- Exercise goal
The material below should be written out in full and exactly; pictures stay out of the copy.

- Available data
──────

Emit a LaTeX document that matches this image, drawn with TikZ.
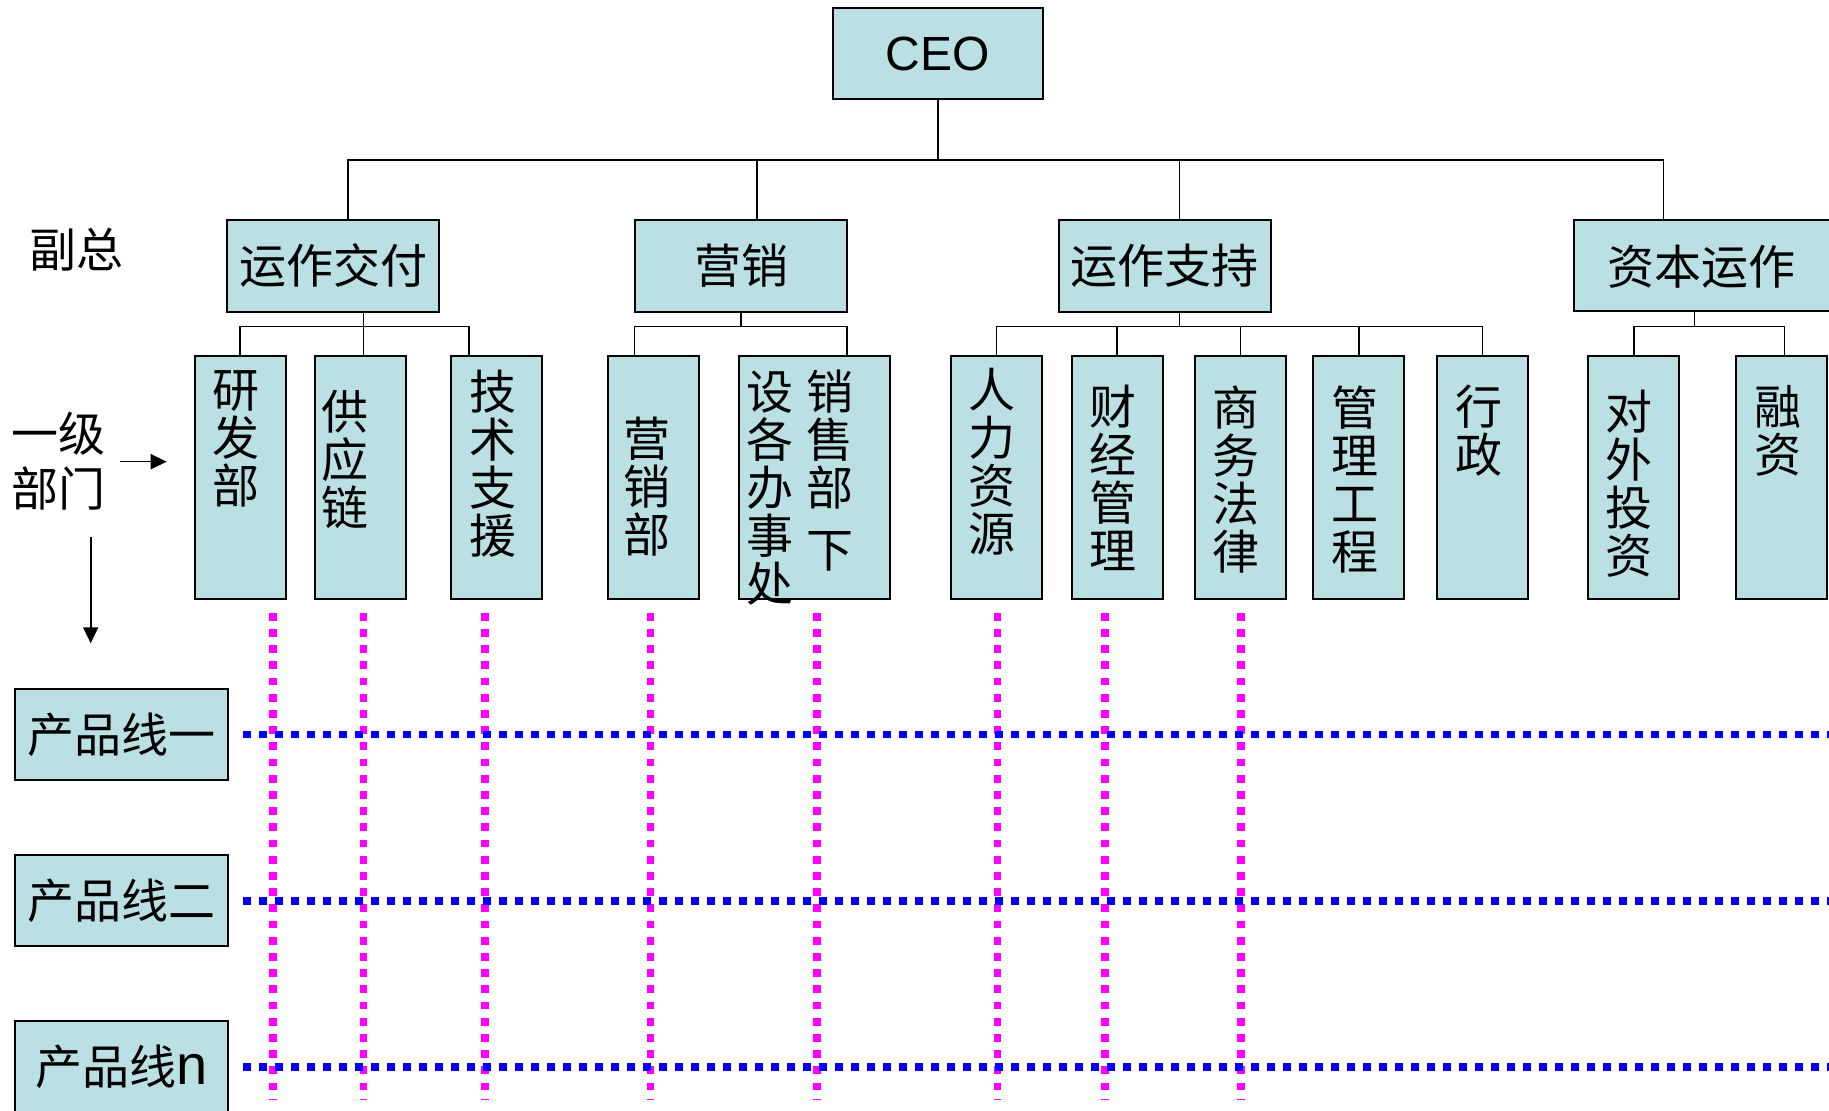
\documentclass[tikz,border=0pt]{standalone}
\usepackage{fontspec}
\setmainfont{Noto Sans CJK SC}
\newfontfamily\arial{Liberation Sans}
\usetikzlibrary{arrows.meta}
\definecolor{boxc}{HTML}{BBE0E3}
\definecolor{mag}{HTML}{FF00FF}
\definecolor{blu}{HTML}{0000FF}
\begin{document}
\begin{tikzpicture}[x=0.5pt,y=-0.5pt,
  obox/.style={draw=black,line width=1pt,fill=boxc,inner sep=0pt},
  wbox/.style={obox,minimum width=106pt,minimum height=46pt},
  dbox/.style={obox,minimum width=45.5pt,minimum height=121.5pt},
  pbox/.style={obox,minimum width=106.2pt,minimum height=45.6pt},
  txt/.style={font=\fontsize{23.5}{24}\selectfont,inner sep=0pt},
  vt/.style={txt,align=center,anchor=north},
  conn/.style={draw=black,line width=0.8pt},
  arr/.style={line width=0.8pt,-{Triangle[length=8pt,width=7.5pt]}},
  magl/.style={draw=mag,line width=3.8pt,dash pattern=on 3.9pt off 4.2pt},
  blul/.style={draw=blu,line width=3.9pt,dash pattern=on 3.9pt off 4.1pt}]
\useasboundingbox (0,0) rectangle (1829,1111);

% CEO
\node[obox,minimum width=105.2pt,minimum height=45.5pt] (ceo) at (937.8,53.8) {\fontsize{24}{24}\selectfont\arial CEO};

% vice presidents
\node[wbox,txt] (vp1) at (333,266) {运作交付};
\node[wbox,txt] (vp2) at (741,266) {营销};
\node[wbox,txt] (vp3) at (1164.9,266) {运作支持};
\node[obox,minimum width=133.2pt,minimum height=45.5pt] (vp4) at (1706.8,265.5) {};
\node[txt] (vp4t) at (1701,267) {资本运作};

% departments
\node[dbox] (rd) at (240.1,477.5) {};
\node[dbox] (gy) at (360,477.5) {};
\node[dbox] (js) at (496.8,477.5) {};
\node[dbox] (yx) at (653,477.5) {};
\node[obox,minimum width=75.6pt,minimum height=121.5pt] (xs) at (814.1,477.5) {};
\node[dbox] (rl) at (996.3,477.5) {};
\node[dbox] (cj) at (1117,477.5) {};
\node[dbox] (sw) at (1240.6,477.5) {};
\node[dbox] (gl) at (1358.8,477.5) {};
\node[dbox] (xz) at (1482.6,477.5) {};
\node[dbox] (dw) at (1633.7,477.5) {};
\node[dbox] (rz) at (1781.7,477.5) {};

\node[vt] (rdt) at (236,370) {研\\发\\部};
\node[vt] (gyt) at (344.5,389.5) {供\\应\\链};
\node[vt] (jst) at (492.6,370) {技\\术\\支\\援};
\node[vt] (yxt) at (646.7,417) {营\\销\\部};
\node[vt] (xst1) at (770,370) {设\\各\\办\\事\\处};
\node[vt] (xst2) at (830,370) {销\\售\\部\\[7pt]下};
\node[vt] (rlt) at (992,368) {人\\力\\资\\源};
\node[vt] (cjt) at (1113,385) {财\\经\\管\\理};
\node[vt] (swt) at (1236,385) {商\\务\\法\\律};
\node[vt] (glt) at (1355,385) {管\\理\\工\\程};
\node[vt] (xzt) at (1479,385) {行\\政};
\node[vt] (dwt) at (1629,390) {对\\外\\投\\资};
\node[vt] (rzt) at (1778,385) {融\\资};

% product lines
\node[pbox,txt] (pl1) at (121.5,734.4) {产品线一};
\node[pbox,txt] (pl2) at (121.5,900.7) {产品线二};
\node[pbox,txt] (pl3) at (121.5,1066.7) {产品线{\fontsize{28}{28}\selectfont\arial n}};

% side labels
\node[txt] (fz) at (76.5,250) {副总};
\node[txt,align=center,anchor=north,font=\fontsize{23.5}{27.5}\selectfont] (yj) at (58.3,411.7) {一级\\部门};
\coordinate (ra1) at (120,461.7);
\coordinate (ra2) at (166.7,461.7);
\coordinate (da1) at (90.7,536.7);
\coordinate (da2) at (90.7,643.3);
\draw[arr] (ra1) -- (ra2);
\draw[arr] (da1) -- (da2);

% CEO bus
\coordinate (bus) at (937.8,160);
\draw[conn] (ceo.south) -- (bus);
\draw[conn] ([xshift=7.5pt]vp1.north) |- (bus);
\draw[conn] ([xshift=8pt]vp2.north) |- (bus);
\draw[conn] ([xshift=7.35pt]vp3.north) |- (bus);
\draw[conn] ([xshift=-21.6pt]vp4.north) |- (bus);

% sub buses
\coordinate (s1) at (363.5,326.6);
\draw[conn] (vp1.south -| s1) -- (s1);
\draw[conn] (rd.north) |- (s1);
\draw[conn] (gy.north -| s1) -- (s1);
\draw[conn] ([xshift=-13.9pt]js.north) |- (s1);

\coordinate (s2) at (741,326.6);
\draw[conn] (vp2.south) -- (s2);
\draw[conn] ([xshift=-9.2pt]yx.north) |- (s2);
\draw[conn] ([xshift=16.45pt]xs.north) |- (s2);

\coordinate (s3) at (1179.6,326.6);
\draw[conn] (vp3.south -| s3) -- (s3);
\foreach \n in {rl,cj,sw,gl,xz} \draw[conn] (\n.north) |- (s3);

\coordinate (s4) at (1694.4,326.6);
\draw[conn] (vp4.south -| s4) -- (s4);
\draw[conn] (dw.north) |- (s4);
\draw[conn] ([xshift=1.4pt]rz.north) |- (s4);

% matrix lines
\foreach \x in {273,363.5,484.7,650.5,817,997.5,1104.8,1240.8}
  \draw[magl] (\x,612.8) -- (\x,1100);
\draw[blul] ([xshift=7.3pt]pl1.east) -- ++(820pt,0);
\draw[blul] ([xshift=7.3pt]pl2.east) -- ++(820pt,0);
\draw[blul] ([xshift=7.3pt]pl3.east) -- ++(820pt,0);
\end{tikzpicture}
\end{document}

──────

- Answer for this exercise
Emit a LaTeX document that matches this image, drawn with TikZ.
\documentclass[tikz,border=0pt]{standalone}
\usepackage{fontspec}
\setmainfont{Noto Sans CJK SC}
\newfontfamily\arial{Liberation Sans}
\usetikzlibrary{arrows.meta}
\definecolor{boxc}{HTML}{BBE0E3}
\definecolor{mag}{HTML}{FF00FF}
\definecolor{blu}{HTML}{0000FF}
\begin{document}
\begin{tikzpicture}[x=0.5pt,y=-0.5pt,
  obox/.style={draw=black,line width=1pt,fill=boxc,inner sep=0pt},
  wbox/.style={obox,minimum width=106pt,minimum height=46pt},
  dbox/.style={obox,minimum width=45.5pt,minimum height=121.5pt},
  pbox/.style={obox,minimum width=106.2pt,minimum height=45.6pt},
  txt/.style={font=\fontsize{23.5}{24}\selectfont,inner sep=0pt},
  vt/.style={txt,align=center,anchor=north},
  conn/.style={draw=black,line width=0.8pt},
  arr/.style={line width=0.8pt,-{Triangle[length=8pt,width=7.5pt]}},
  magl/.style={draw=mag,line width=3.8pt,dash pattern=on 3.9pt off 4.2pt},
  blul/.style={draw=blu,line width=3.9pt,dash pattern=on 3.9pt off 4.1pt}]
\useasboundingbox (0,0) rectangle (1829,1111);

% CEO
\node[obox,minimum width=105.2pt,minimum height=45.5pt] (ceo) at (937.8,53.8) {\fontsize{24}{24}\selectfont\arial CEO};

% vice presidents
\node[wbox,txt] (vp1) at (333,266) {运作交付};
\node[wbox,txt] (vp2) at (741,266) {营销};
\node[wbox,txt] (vp3) at (1164.9,266) {运作支持};
\node[obox,minimum width=133.2pt,minimum height=45.5pt] (vp4) at (1706.8,265.5) {};
\node[txt] (vp4t) at (1701,267) {资本运作};

% departments
\node[dbox] (rd) at (240.1,477.5) {};
\node[dbox] (gy) at (360,477.5) {};
\node[dbox] (js) at (496.8,477.5) {};
\node[dbox] (yx) at (653,477.5) {};
\node[obox,minimum width=75.6pt,minimum height=121.5pt] (xs) at (814.1,477.5) {};
\node[dbox] (rl) at (996.3,477.5) {};
\node[dbox] (cj) at (1117,477.5) {};
\node[dbox] (sw) at (1240.6,477.5) {};
\node[dbox] (gl) at (1358.8,477.5) {};
\node[dbox] (xz) at (1482.6,477.5) {};
\node[dbox] (dw) at (1633.7,477.5) {};
\node[dbox] (rz) at (1781.7,477.5) {};

\node[vt] (rdt) at (236,370) {研\\发\\部};
\node[vt] (gyt) at (344.5,389.5) {供\\应\\链};
\node[vt] (jst) at (492.6,370) {技\\术\\支\\援};
\node[vt] (yxt) at (646.7,417) {营\\销\\部};
\node[vt] (xst1) at (770,370) {设\\各\\办\\事\\处};
\node[vt] (xst2) at (830,370) {销\\售\\部\\[7pt]下};
\node[vt] (rlt) at (992,368) {人\\力\\资\\源};
\node[vt] (cjt) at (1113,385) {财\\经\\管\\理};
\node[vt] (swt) at (1236,385) {商\\务\\法\\律};
\node[vt] (glt) at (1355,385) {管\\理\\工\\程};
\node[vt] (xzt) at (1479,385) {行\\政};
\node[vt] (dwt) at (1629,390) {对\\外\\投\\资};
\node[vt] (rzt) at (1778,385) {融\\资};

% product lines
\node[pbox,txt] (pl1) at (121.5,734.4) {产品线一};
\node[pbox,txt] (pl2) at (121.5,900.7) {产品线二};
\node[pbox,txt] (pl3) at (121.5,1066.7) {产品线{\fontsize{28}{28}\selectfont\arial n}};

% side labels
\node[txt] (fz) at (76.5,250) {副总};
\node[txt,align=center,anchor=north,font=\fontsize{23.5}{27.5}\selectfont] (yj) at (58.3,411.7) {一级\\部门};
\coordinate (ra1) at (120,461.7);
\coordinate (ra2) at (166.7,461.7);
\coordinate (da1) at (90.7,536.7);
\coordinate (da2) at (90.7,643.3);
\draw[arr] (ra1) -- (ra2);
\draw[arr] (da1) -- (da2);

% CEO bus
\coordinate (bus) at (937.8,160);
\draw[conn] (ceo.south) -- (bus);
\draw[conn] ([xshift=7.5pt]vp1.north) |- (bus);
\draw[conn] ([xshift=8pt]vp2.north) |- (bus);
\draw[conn] ([xshift=7.35pt]vp3.north) |- (bus);
\draw[conn] ([xshift=-21.6pt]vp4.north) |- (bus);

% sub buses
\coordinate (s1) at (363.5,326.6);
\draw[conn] (vp1.south -| s1) -- (s1);
\draw[conn] (rd.north) |- (s1);
\draw[conn] (gy.north -| s1) -- (s1);
\draw[conn] ([xshift=-13.9pt]js.north) |- (s1);

\coordinate (s2) at (741,326.6);
\draw[conn] (vp2.south) -- (s2);
\draw[conn] ([xshift=-9.2pt]yx.north) |- (s2);
\draw[conn] ([xshift=16.45pt]xs.north) |- (s2);

\coordinate (s3) at (1179.6,326.6);
\draw[conn] (vp3.south -| s3) -- (s3);
\foreach \n in {rl,cj,sw,gl,xz} \draw[conn] (\n.north) |- (s3);

\coordinate (s4) at (1694.4,326.6);
\draw[conn] (vp4.south -| s4) -- (s4);
\draw[conn] (dw.north) |- (s4);
\draw[conn] ([xshift=1.4pt]rz.north) |- (s4);

% matrix lines
\foreach \x in {273,363.5,484.7,650.5,817,997.5,1104.8,1240.8}
  \draw[magl] (\x,612.8) -- (\x,1100);
\draw[blul] ([xshift=7.3pt]pl1.east) -- ++(820pt,0);
\draw[blul] ([xshift=7.3pt]pl2.east) -- ++(820pt,0);
\draw[blul] ([xshift=7.3pt]pl3.east) -- ++(820pt,0);
\end{tikzpicture}
\end{document}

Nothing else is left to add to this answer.